■ **DIRECTION**
Pictures stay out. Extract the lines below from the first one through the line with "import plotly.graph_objects as go", both included.

■ **DATA BLOCK**
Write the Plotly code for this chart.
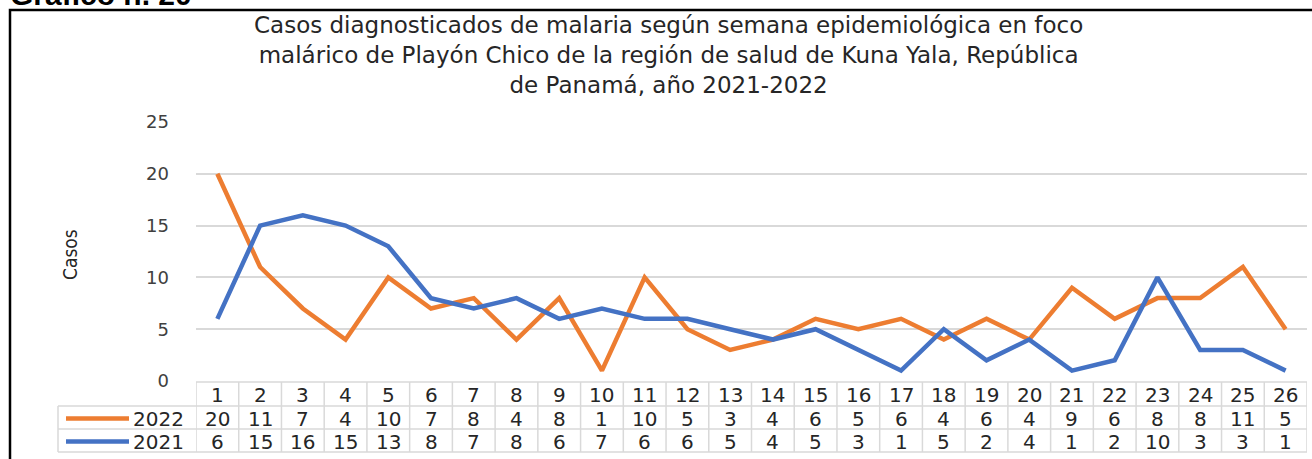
import plotly.graph_objects as go

weeks = list(range(1, 27))
cases_2022 = [20, 11, 7, 4, 10, 7, 8, 4, 8, 1, 10, 5, 3, 4, 6, 5, 6, 4, 6, 4, 9, 6, 8, 8, 11, 5]
cases_2021 = [6, 15, 16, 15, 13, 8, 7, 8, 6, 7, 6, 6, 5, 4, 5, 3, 1, 5, 2, 4, 1, 2, 10, 3, 3, 1]
series_names = ["2022", "2021"]
series_colors = ["#ED7D31", "#4472C4"]
title_lines = [
    "Casos diagnosticados de malaria según semana epidemiológica en foco",
    "malárico de Playón Chico de la región de salud de Kuna Yala, República",
    "de Panamá, año 2021-2022",
]

W, H = 1312, 459
L, R, T, B = 196, 5, 122, 78
PW = W - L - R
PH = H - T - B


def px(x):
    return (x - L) / PW


def py(y):
    return (H - B - y) / PH


fig = go.Figure()
for name, vals, col in zip(series_names, [cases_2022, cases_2021], series_colors):
    fig.add_trace(go.Scatter(x=weeks, y=vals, mode="lines", name=name,
                             line=dict(color=col, width=4.5), showlegend=False))

shapes = []
annotations = []
grid = "#D9D9D9"

# table geometry (pixels)
row_edges = [382, 406, 429, 452]
row_centers = [(row_edges[i] + row_edges[i + 1]) / 2 + 1 for i in range(3)]
legend_left = 58

shapes.append(dict(type="line", xref="paper", yref="paper", x0=0, x1=1,
                   y0=py(row_edges[0]), y1=py(row_edges[0]), line=dict(color=grid, width=1.5)))
for ye in row_edges[1:]:
    shapes.append(dict(type="line", xref="paper", yref="paper", x0=px(legend_left), x1=1,
                       y0=py(ye), y1=py(ye), line=dict(color=grid, width=1.5)))
for k in range(len(weeks) + 1):
    xv = weeks[0] - 0.5 + k
    shapes.append(dict(type="line", xref="x", yref="paper", x0=xv, x1=xv,
                       y0=py(row_edges[0]), y1=py(row_edges[3]), line=dict(color=grid, width=1.5)))
shapes.append(dict(type="line", xref="paper", yref="paper", x0=px(legend_left), x1=px(legend_left),
                   y0=py(row_edges[1]), y1=py(row_edges[3]), line=dict(color=grid, width=1.5)))

tfont = dict(family="DejaVu Sans", size=20, color="#262626")
for w in weeks:
    annotations.append(dict(x=w, y=py(row_centers[0]), xref="x", yref="paper", text=str(w),
                            showarrow=False, font=tfont, xanchor="center", yanchor="middle"))
for r, (name, vals, col) in enumerate(zip(series_names, [cases_2022, cases_2021], series_colors)):
    yc = py(row_centers[r + 1])
    for w, v in zip(weeks, vals):
        annotations.append(dict(x=w, y=yc, xref="x", yref="paper", text=str(v),
                                showarrow=False, font=tfont, xanchor="center", yanchor="middle"))
    shapes.append(dict(type="line", xref="paper", yref="paper", x0=px(66), x1=px(129),
                       y0=yc, y1=yc, line=dict(color=col, width=4.5)))
    annotations.append(dict(x=px(131), y=yc, xref="paper", yref="paper", text=name,
                            showarrow=False, font=tfont, xanchor="left", yanchor="middle"))

# outer border
shapes.append(dict(type="rect", xref="paper", yref="paper", x0=px(10), x1=px(1330),
                   y0=py(480), y1=py(10), line=dict(color="black", width=2.5)))

# title (three lines)
annotations.append(dict(x=px(668), y=py(55), xref="paper", yref="paper", text="<br>".join(title_lines),
                        showarrow=False, xanchor="center", yanchor="middle", align="center",
                        font=dict(family="DejaVu Sans", size=23, color="#262626")))

# y-axis title
annotations.append(dict(x=px(70), y=py(255), xref="paper", yref="paper", text="Casos",
                        showarrow=False, textangle=-90, xanchor="center", yanchor="middle",
                        font=dict(family="Liberation Sans Narrow, DejaVu Sans Condensed", size=19,
                                  color="#262626")))

# cropped heading at the very top
annotations.append(dict(x=px(8), y=py(13), xref="paper", yref="paper", text="<b>Gráfico n. 20</b>",
                        showarrow=False, xanchor="left", yanchor="bottom",
                        font=dict(family="Liberation Sans", size=30, color="black")))

fig.update_layout(
    width=W, height=H,
    margin=dict(l=L, r=R, t=T, b=B),
    paper_bgcolor="white", plot_bgcolor="white",
    shapes=shapes, annotations=annotations,
    xaxis=dict(range=[0.5, 26.5], showticklabels=False, showgrid=False, zeroline=False, ticks=""),
    yaxis=dict(range=[0, 25], dtick=5, showgrid=True, gridcolor=grid, gridwidth=1.5,
               zeroline=False, ticks="", ticklabelstandoff=26,
               tickfont=dict(family="DejaVu Sans", size=18, color="#404040")),
)

fig.write_html("out.html", config={"displayModeBar": False},
               post_script="document.body.style.margin='0px';")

■ **TASK RESPONSE**
Write the Plotly code for this chart.
import plotly.graph_objects as go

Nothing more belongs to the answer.